If sorting a parent's belongings has surfaced longer-running difficulty letting things go — items piled up for years, decisions you can't make even on small things — read the research-foundations page on the cognitive-behavioural model of hoarding disorder. A GP referral to a clinician familiar with hoarding is the most powerful next step.
How Octolet fits in
Octolet was built for exactly this kind of work — slow, emotional, decision-heavy, often blocked. It doesn't pressure you to throw anything away. It surfaces one item at a time. It respects whatever pace you set, including pausing for weeks at a time when life takes over. The Help-Me-Decide AI conversation will sit with you on items you can't resolve, asking questions rather than nudging you toward releasing. Keeping is always a valid answer.
The app is free. Pricing details and an optional way to donate toward hosting may come later, but the core experience — logging, deciding, preserving memories, asking siblings — will always be free.
Frequently asked
When is the right time to start sorting a parent's belongings?

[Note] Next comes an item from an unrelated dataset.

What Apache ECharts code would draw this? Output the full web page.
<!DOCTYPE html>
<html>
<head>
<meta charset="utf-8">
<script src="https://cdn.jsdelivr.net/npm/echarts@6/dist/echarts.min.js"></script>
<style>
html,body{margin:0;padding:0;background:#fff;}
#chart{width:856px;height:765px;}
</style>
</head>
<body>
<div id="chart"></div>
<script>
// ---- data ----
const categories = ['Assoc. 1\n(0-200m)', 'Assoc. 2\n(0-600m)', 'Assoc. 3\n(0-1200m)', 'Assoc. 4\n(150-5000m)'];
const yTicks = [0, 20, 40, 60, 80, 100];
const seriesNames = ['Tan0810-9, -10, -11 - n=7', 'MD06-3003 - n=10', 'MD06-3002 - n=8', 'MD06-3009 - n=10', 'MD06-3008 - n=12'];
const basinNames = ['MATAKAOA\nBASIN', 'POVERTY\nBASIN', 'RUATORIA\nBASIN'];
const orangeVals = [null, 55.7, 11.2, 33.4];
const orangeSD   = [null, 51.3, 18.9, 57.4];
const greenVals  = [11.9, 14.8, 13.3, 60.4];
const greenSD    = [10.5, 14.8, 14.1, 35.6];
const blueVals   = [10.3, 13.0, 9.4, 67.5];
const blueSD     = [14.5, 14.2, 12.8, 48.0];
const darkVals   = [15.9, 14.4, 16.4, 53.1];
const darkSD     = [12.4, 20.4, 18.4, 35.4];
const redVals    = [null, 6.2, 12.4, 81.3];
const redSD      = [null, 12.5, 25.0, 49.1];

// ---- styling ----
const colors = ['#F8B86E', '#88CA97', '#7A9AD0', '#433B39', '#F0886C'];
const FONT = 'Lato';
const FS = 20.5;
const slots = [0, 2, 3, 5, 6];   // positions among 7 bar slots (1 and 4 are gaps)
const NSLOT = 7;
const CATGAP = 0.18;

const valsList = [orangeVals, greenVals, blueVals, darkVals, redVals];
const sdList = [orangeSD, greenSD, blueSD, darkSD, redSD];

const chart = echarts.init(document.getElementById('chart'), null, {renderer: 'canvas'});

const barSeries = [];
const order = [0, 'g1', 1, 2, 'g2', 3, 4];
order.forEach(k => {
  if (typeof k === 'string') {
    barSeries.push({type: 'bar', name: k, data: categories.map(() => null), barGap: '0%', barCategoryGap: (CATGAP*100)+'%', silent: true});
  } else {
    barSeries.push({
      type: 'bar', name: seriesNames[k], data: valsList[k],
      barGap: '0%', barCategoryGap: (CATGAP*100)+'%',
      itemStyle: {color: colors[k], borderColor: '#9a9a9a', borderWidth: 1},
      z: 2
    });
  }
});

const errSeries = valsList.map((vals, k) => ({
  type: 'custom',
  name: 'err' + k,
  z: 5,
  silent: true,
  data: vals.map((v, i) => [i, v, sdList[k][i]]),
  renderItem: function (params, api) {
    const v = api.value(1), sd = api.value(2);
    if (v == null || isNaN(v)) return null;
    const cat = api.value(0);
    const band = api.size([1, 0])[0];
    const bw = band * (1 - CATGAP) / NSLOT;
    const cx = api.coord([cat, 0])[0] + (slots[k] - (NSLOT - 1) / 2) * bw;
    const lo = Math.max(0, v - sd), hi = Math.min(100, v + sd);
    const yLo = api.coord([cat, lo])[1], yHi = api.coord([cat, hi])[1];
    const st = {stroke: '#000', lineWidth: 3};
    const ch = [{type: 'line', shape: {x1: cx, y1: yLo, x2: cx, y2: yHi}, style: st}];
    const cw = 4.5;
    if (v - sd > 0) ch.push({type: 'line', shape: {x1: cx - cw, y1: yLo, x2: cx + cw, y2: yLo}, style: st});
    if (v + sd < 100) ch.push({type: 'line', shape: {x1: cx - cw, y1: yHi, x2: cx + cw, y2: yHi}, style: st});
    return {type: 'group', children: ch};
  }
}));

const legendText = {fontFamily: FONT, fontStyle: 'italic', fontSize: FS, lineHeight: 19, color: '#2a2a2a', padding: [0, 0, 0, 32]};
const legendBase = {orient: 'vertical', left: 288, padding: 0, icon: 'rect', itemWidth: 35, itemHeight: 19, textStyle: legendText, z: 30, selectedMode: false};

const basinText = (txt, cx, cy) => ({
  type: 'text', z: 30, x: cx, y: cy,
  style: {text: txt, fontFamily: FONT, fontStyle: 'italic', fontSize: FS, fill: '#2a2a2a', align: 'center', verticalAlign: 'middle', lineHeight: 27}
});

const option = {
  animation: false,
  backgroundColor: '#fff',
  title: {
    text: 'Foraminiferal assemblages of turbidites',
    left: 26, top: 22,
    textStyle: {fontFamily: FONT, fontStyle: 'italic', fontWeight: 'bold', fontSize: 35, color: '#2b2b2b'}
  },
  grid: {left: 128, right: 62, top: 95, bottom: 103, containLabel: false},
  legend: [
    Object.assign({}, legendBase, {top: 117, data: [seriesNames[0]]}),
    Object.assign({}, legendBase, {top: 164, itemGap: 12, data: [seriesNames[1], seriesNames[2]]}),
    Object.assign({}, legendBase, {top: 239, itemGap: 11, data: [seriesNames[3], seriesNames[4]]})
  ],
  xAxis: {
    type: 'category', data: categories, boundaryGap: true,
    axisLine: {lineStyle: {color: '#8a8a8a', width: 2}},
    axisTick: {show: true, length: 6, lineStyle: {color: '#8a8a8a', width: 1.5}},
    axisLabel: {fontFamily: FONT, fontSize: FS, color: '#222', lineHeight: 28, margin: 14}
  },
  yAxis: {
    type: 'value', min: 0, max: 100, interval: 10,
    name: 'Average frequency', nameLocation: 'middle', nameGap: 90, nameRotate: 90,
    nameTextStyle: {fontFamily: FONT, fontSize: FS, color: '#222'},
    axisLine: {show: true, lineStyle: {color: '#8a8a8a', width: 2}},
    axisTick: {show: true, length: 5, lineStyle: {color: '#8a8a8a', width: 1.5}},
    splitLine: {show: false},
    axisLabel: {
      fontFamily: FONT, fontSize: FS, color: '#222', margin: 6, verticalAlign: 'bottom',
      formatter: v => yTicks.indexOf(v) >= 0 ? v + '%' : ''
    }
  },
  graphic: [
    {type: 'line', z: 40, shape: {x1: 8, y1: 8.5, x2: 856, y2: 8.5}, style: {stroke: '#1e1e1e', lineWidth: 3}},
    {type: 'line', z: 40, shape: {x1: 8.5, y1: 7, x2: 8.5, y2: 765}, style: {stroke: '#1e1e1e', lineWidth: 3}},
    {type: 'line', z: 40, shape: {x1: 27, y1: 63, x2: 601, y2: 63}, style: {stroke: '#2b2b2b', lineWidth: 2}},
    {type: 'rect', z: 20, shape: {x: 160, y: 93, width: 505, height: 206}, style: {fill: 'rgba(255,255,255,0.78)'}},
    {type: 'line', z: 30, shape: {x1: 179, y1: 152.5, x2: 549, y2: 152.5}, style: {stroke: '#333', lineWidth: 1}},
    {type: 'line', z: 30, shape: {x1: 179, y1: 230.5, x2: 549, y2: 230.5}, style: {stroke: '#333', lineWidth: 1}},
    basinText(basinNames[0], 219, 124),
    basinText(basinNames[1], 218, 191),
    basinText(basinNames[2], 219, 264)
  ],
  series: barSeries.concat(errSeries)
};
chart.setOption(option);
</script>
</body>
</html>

There's no universal right time, and there's no one waiting for you to be ready. People often feel pressure from family, landlords, or themselves to start within weeks — but for many people, a six- to twelve-month wait is more honest. The intensity of grief at three months is rarely the intensity at twelve. If you have to start sooner because of practical pressures, start with the least-charged items (kitchen consumables, broken things, obvious recycling) and let the meaningful objects wait until you have more capacity.
What if I can't bear to throw anything away?
That feeling is normal and it's information. It usually means the object is carrying weight that hasn't been processed yet — sometimes grief, sometimes guilt, sometimes the fear that letting go means forgetting. The reframe that helps most people: the bond doesn't live in the object. Photographing the item, writing down its story, or telling someone about it can preserve the meaning without preserving the thing. Octolet's memory-keeper feature was built for exactly this.
How do I divide things between siblings without arguing?
The arguments are almost never about the things — they're about the loss, the unfairness, and the unequal load of who did what for the parent before they died. Acknowledge that openly with your siblings before you start. Practical tactics that help: take turns choosing, with no negotiating during the round; give everyone a veto on items they're emotionally attached to; agree in writing what's going where; bring in a neutral third party for the genuinely contested items.
Is it okay to keep things I'll never use?
Yes. Keeping is always a valid outcome. Storage costs money and space, but those costs are sometimes worth paying to give yourself time. The question 'will I use this?' is the wrong question for sentimental items — the right question is 'does keeping this make my life better right now?' If it does, keep it. If it doesn't, you can release it without betraying anyone.
What about items the person specifically wanted me to have?
Wishes from the deceased can feel like instructions, but they're not legally binding unless they're in a will. Even when they are, the person didn't know how the item would feel to receive. If something specifically given to you doesn't fit your life, you have permission to release it. Honour the gesture by remembering it; you don't have to honour the object by keeping it.
Can decluttering trigger grief?
Yes — sorting a parent's belongings is a major grief event in its own right, sometimes years after the bereavement. Pacing matters. Plan for short sessions (90 minutes is often the maximum useful working time), with rest days in between. If grief becomes prolonged or disabling, talk to a GP, a bereavement counsellor (Cruse Bereavement Support in the UK is free), or a therapist who works with grief.